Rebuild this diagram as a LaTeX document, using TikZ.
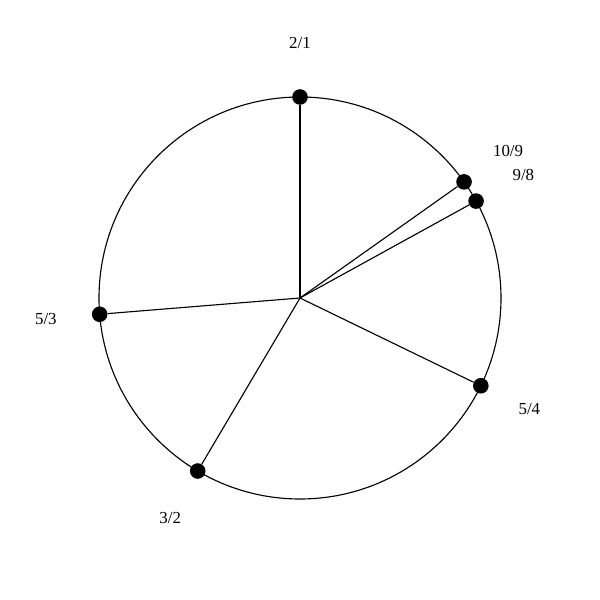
\documentclass[tikz,border=0pt]{standalone}
\usepackage{fontspec}
\setmainfont{Liberation Serif}

\begin{document}
\begin{tikzpicture}
\useasboundingbox (0,0) rectangle (15,15);
\begin{scope}[shift={(7.5,7.55)}]
    \coordinate (c) at (0,0);
    \draw[line width=0.8pt] (c) circle (5.025);
\end{scope}

\begin{scope}[shift={(7.5,7.55)},
              every node/.style={circle,fill=black,inner sep=0pt,minimum size=0.39cm}]
    \node (r21) at (90:5.025) {};
    \node (r109) at (35.3:5.025) {};
    \node (r98) at (28.83:5.025) {};
    \node (r54) at (-25.89:5.025) {};
    \node (r32) at (-120.59:5.025) {};
    \node (r53) at (-175.36:5.025) {};
\end{scope}

\begin{scope}[shift={(7.5,7.55)},
              every node/.style={font=\fontsize{12}{14}\selectfont}]
    \node (l21) at (90:6.375) {2/1};
    \node (l109) at (35.3:6.375) {10/9};
    \node (l98) at (28.83:6.375) {9/8};
    \node (l54) at (-25.89:6.375) {5/4};
    \node (l32) at (-120.59:6.375) {3/2};
    \node (l53) at (-175.36:6.375) {5/3};
\end{scope}

\begin{scope}[every path/.style={draw=black, line width=0.8pt}]
    \path (c) -- (r21);
    \path (c) -- (r109);
    \path (c) -- (r98);
    \path (c) -- (r54);
    \path (c) -- (r32);
    \path (c) -- (r53);
\end{scope}
\end{tikzpicture}
\end{document}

● ● ●

■ The task ■
Restate the data above word for word. Do not include the images.

■ Reply to the task ■
Rebuild this diagram as a LaTeX document, using TikZ.
\documentclass[tikz,border=0pt]{standalone}
\usepackage{fontspec}
\setmainfont{Liberation Serif}

\begin{document}
\begin{tikzpicture}
\useasboundingbox (0,0) rectangle (15,15);
\begin{scope}[shift={(7.5,7.55)}]
    \coordinate (c) at (0,0);
    \draw[line width=0.8pt] (c) circle (5.025);
\end{scope}

\begin{scope}[shift={(7.5,7.55)},
              every node/.style={circle,fill=black,inner sep=0pt,minimum size=0.39cm}]
    \node (r21) at (90:5.025) {};
    \node (r109) at (35.3:5.025) {};
    \node (r98) at (28.83:5.025) {};
    \node (r54) at (-25.89:5.025) {};
    \node (r32) at (-120.59:5.025) {};
    \node (r53) at (-175.36:5.025) {};
\end{scope}

\begin{scope}[shift={(7.5,7.55)},
              every node/.style={font=\fontsize{12}{14}\selectfont}]
    \node (l21) at (90:6.375) {2/1};
    \node (l109) at (35.3:6.375) {10/9};
    \node (l98) at (28.83:6.375) {9/8};
    \node (l54) at (-25.89:6.375) {5/4};
    \node (l32) at (-120.59:6.375) {3/2};
    \node (l53) at (-175.36:6.375) {5/3};
\end{scope}

\begin{scope}[every path/.style={draw=black, line width=0.8pt}]
    \path (c) -- (r21);
    \path (c) -- (r109);
    \path (c) -- (r98);
    \path (c) -- (r54);
    \path (c) -- (r32);
    \path (c) -- (r53);
\end{scope}
\end{tikzpicture}
\end{document}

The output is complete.